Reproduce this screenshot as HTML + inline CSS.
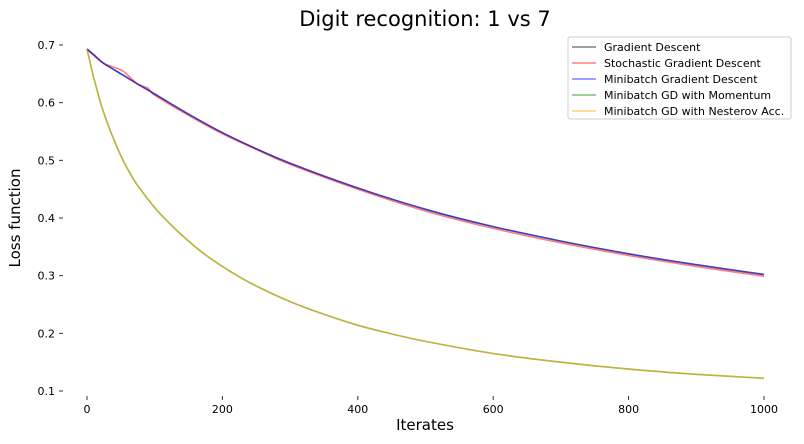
<!DOCTYPE html>
<html><head><meta charset="utf-8"><style>
body{margin:0;background:#fff;font-family:"DejaVu Sans","Liberation Sans",sans-serif;}
svg text{font-family:"DejaVu Sans","Liberation Sans",sans-serif;}
</style></head><body>
<svg id="chart" width="804" height="440" xmlns="http://www.w3.org/2000/svg">
<text x="425" y="26" text-anchor="middle" font-size="21">Digit recognition: 1 vs 7</text>
<g id="axes"></g>
<g id="lines"></g>
<text x="425" y="430" text-anchor="middle" font-size="15">Iterates</text>
<text transform="translate(20,218) rotate(-90)" text-anchor="middle" font-size="15">Loss function</text>
<g>
<rect x="568" y="37" width="223" height="82" fill="#fff" stroke="#ccc" rx="2"/>
<g id="legend-items"></g>
</g>
</svg>
<script>
const slowXs = [0,10,25,50,60,75,90,100,150,200,250,300,400,500,600,700,800,900,1000];
const gdVals = [0.693,0.683,0.668,0.650,0.643,0.632,0.622,0.615,0.580,0.548,0.520,0.495,0.452,0.415,0.385,0.360,0.338,0.319,0.302];
const sgdVals = [0.693,0.682,0.668,0.657,0.648,0.632,0.625,0.613,0.578,0.546,0.519,0.493,0.450,0.412,0.382,0.357,0.335,0.316,0.299];
const fastXs = [0,5,10,20,30,40,50,60,75,100,125,150,175,200,225,250,300,350,400,450,500,600,700,800,900,1000];
const fastVals = [0.693,0.667,0.643,0.600,0.565,0.535,0.508,0.485,0.456,0.418,0.387,0.360,0.336,0.316,0.298,0.282,0.255,0.233,0.214,0.199,0.186,0.165,0.150,0.138,0.129,0.122];
const xTicks = [0,200,400,600,800,1000];
const yTicks = [0.1,0.2,0.3,0.4,0.5,0.6,0.7];
const X = v => 87 + v*(764-87)/1000;
const Y = v => 45 + (0.7-v)*(391-45)/0.6;
const NS="http://www.w3.org/2000/svg";
const axes=document.getElementById('axes');
function mk(t,a,p){const e=document.createElementNS(NS,t);for(const k in a)e.setAttribute(k,a[k]);p.appendChild(e);return e;}
function smooth(pts){
  let d='M'+pts[0][0].toFixed(1)+','+pts[0][1].toFixed(1);
  for(let i=0;i<pts.length-1;i++){
    const p0=pts[Math.max(i-1,0)],p1=pts[i],p2=pts[i+1],p3=pts[Math.min(i+2,pts.length-1)];
    const c1=[p1[0]+(p2[0]-p0[0])/6,p1[1]+(p2[1]-p0[1])/6];
    const c2=[p2[0]-(p3[0]-p1[0])/6,p2[1]-(p3[1]-p1[1])/6];
    d+='C'+c1.map(n=>n.toFixed(1)).join(',')+' '+c2.map(n=>n.toFixed(1)).join(',')+' '+p2[0].toFixed(1)+','+p2[1].toFixed(1);
  }
  return d;
}
xTicks.forEach(t=>{
  const tk=mk('line',{x1:X(t),x2:X(t),y1:396,y2:400,stroke:'#333'},axes);
  
  
  const l=mk('text',{x:X(t),y:413,'text-anchor':'middle','font-size':11},axes);l.textContent=t;
  
  
});
yTicks.forEach(t=>{
  const tk=mk('line',{x1:59,x2:63,y1:Y(t),y2:Y(t),stroke:'#333'},axes);
  
  
  const l=mk('text',{x:55,y:Y(t)+4,'text-anchor':'end','font-size':11},axes);l.textContent=t.toFixed(1);
  
  
});
const series=[
 {name:'Gradient Descent',xs:slowXs,vals:gdVals,color:'#000',dn:'gd-line'},
 {name:'Stochastic Gradient Descent',xs:slowXs,vals:sgdVals,color:'#f00',dn:'sgd-line'},
 {name:'Minibatch Gradient Descent',xs:slowXs,vals:gdVals,color:'#00f',dn:'minibatch-line'},
 {name:'Minibatch GD with Momentum',xs:fastXs,vals:fastVals,color:'#008000',dn:'momentum-line'},
 {name:'Minibatch GD with Nesterov Acc.',xs:fastXs,vals:fastVals,color:'#ffa500',dn:'nesterov-line'}
];
const lines=document.getElementById('lines'), leg=document.getElementById('legend-items');
series.forEach((s,i)=>{
  const pts=s.vals.map((v,j)=>[X(s.xs[j]),Y(v)]);
  const p=mk('path',{d:smooth(pts),fill:'none',stroke:s.color,'stroke-opacity':0.5,'stroke-width':1.6,'stroke-linejoin':'round'},lines);
  
  
  const y=47+i*16;
  const g=mk('g',{},leg);
  
  
  mk('line',{x1:572,x2:596,y1:y,y2:y,stroke:s.color,'stroke-opacity':0.5,'stroke-width':1.5},g);
  const t=mk('text',{x:604,y:y+4,'font-size':11},g);t.textContent=s.name;
});
</script>
</body></html>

◆ ◆ ◆ ◆

Repeat verbatim all the material, but not the pictures.

Reproduce this screenshot as HTML + inline CSS.
<!DOCTYPE html>
<html><head><meta charset="utf-8"><style>
body{margin:0;background:#fff;font-family:"DejaVu Sans","Liberation Sans",sans-serif;}
svg text{font-family:"DejaVu Sans","Liberation Sans",sans-serif;}
</style></head><body>
<svg id="chart" width="804" height="440" xmlns="http://www.w3.org/2000/svg">
<text x="425" y="26" text-anchor="middle" font-size="21">Digit recognition: 1 vs 7</text>
<g id="axes"></g>
<g id="lines"></g>
<text x="425" y="430" text-anchor="middle" font-size="15">Iterates</text>
<text transform="translate(20,218) rotate(-90)" text-anchor="middle" font-size="15">Loss function</text>
<g>
<rect x="568" y="37" width="223" height="82" fill="#fff" stroke="#ccc" rx="2"/>
<g id="legend-items"></g>
</g>
</svg>
<script>
const slowXs = [0,10,25,50,60,75,90,100,150,200,250,300,400,500,600,700,800,900,1000];
const gdVals = [0.693,0.683,0.668,0.650,0.643,0.632,0.622,0.615,0.580,0.548,0.520,0.495,0.452,0.415,0.385,0.360,0.338,0.319,0.302];
const sgdVals = [0.693,0.682,0.668,0.657,0.648,0.632,0.625,0.613,0.578,0.546,0.519,0.493,0.450,0.412,0.382,0.357,0.335,0.316,0.299];
const fastXs = [0,5,10,20,30,40,50,60,75,100,125,150,175,200,225,250,300,350,400,450,500,600,700,800,900,1000];
const fastVals = [0.693,0.667,0.643,0.600,0.565,0.535,0.508,0.485,0.456,0.418,0.387,0.360,0.336,0.316,0.298,0.282,0.255,0.233,0.214,0.199,0.186,0.165,0.150,0.138,0.129,0.122];
const xTicks = [0,200,400,600,800,1000];
const yTicks = [0.1,0.2,0.3,0.4,0.5,0.6,0.7];
const X = v => 87 + v*(764-87)/1000;
const Y = v => 45 + (0.7-v)*(391-45)/0.6;
const NS="http://www.w3.org/2000/svg";
const axes=document.getElementById('axes');
function mk(t,a,p){const e=document.createElementNS(NS,t);for(const k in a)e.setAttribute(k,a[k]);p.appendChild(e);return e;}
function smooth(pts){
  let d='M'+pts[0][0].toFixed(1)+','+pts[0][1].toFixed(1);
  for(let i=0;i<pts.length-1;i++){
    const p0=pts[Math.max(i-1,0)],p1=pts[i],p2=pts[i+1],p3=pts[Math.min(i+2,pts.length-1)];
    const c1=[p1[0]+(p2[0]-p0[0])/6,p1[1]+(p2[1]-p0[1])/6];
    const c2=[p2[0]-(p3[0]-p1[0])/6,p2[1]-(p3[1]-p1[1])/6];
    d+='C'+c1.map(n=>n.toFixed(1)).join(',')+' '+c2.map(n=>n.toFixed(1)).join(',')+' '+p2[0].toFixed(1)+','+p2[1].toFixed(1);
  }
  return d;
}
xTicks.forEach(t=>{
  const tk=mk('line',{x1:X(t),x2:X(t),y1:396,y2:400,stroke:'#333'},axes);
  
  
  const l=mk('text',{x:X(t),y:413,'text-anchor':'middle','font-size':11},axes);l.textContent=t;
  
  
});
yTicks.forEach(t=>{
  const tk=mk('line',{x1:59,x2:63,y1:Y(t),y2:Y(t),stroke:'#333'},axes);
  
  
  const l=mk('text',{x:55,y:Y(t)+4,'text-anchor':'end','font-size':11},axes);l.textContent=t.toFixed(1);
  
  
});
const series=[
 {name:'Gradient Descent',xs:slowXs,vals:gdVals,color:'#000',dn:'gd-line'},
 {name:'Stochastic Gradient Descent',xs:slowXs,vals:sgdVals,color:'#f00',dn:'sgd-line'},
 {name:'Minibatch Gradient Descent',xs:slowXs,vals:gdVals,color:'#00f',dn:'minibatch-line'},
 {name:'Minibatch GD with Momentum',xs:fastXs,vals:fastVals,color:'#008000',dn:'momentum-line'},
 {name:'Minibatch GD with Nesterov Acc.',xs:fastXs,vals:fastVals,color:'#ffa500',dn:'nesterov-line'}
];
const lines=document.getElementById('lines'), leg=document.getElementById('legend-items');
series.forEach((s,i)=>{
  const pts=s.vals.map((v,j)=>[X(s.xs[j]),Y(v)]);
  const p=mk('path',{d:smooth(pts),fill:'none',stroke:s.color,'stroke-opacity':0.5,'stroke-width':1.6,'stroke-linejoin':'round'},lines);
  
  
  const y=47+i*16;
  const g=mk('g',{},leg);
  
  
  mk('line',{x1:572,x2:596,y1:y,y2:y,stroke:s.color,'stroke-opacity':0.5,'stroke-width':1.5},g);
  const t=mk('text',{x:604,y:y+4,'font-size':11},g);t.textContent=s.name;
});
</script>
</body></html>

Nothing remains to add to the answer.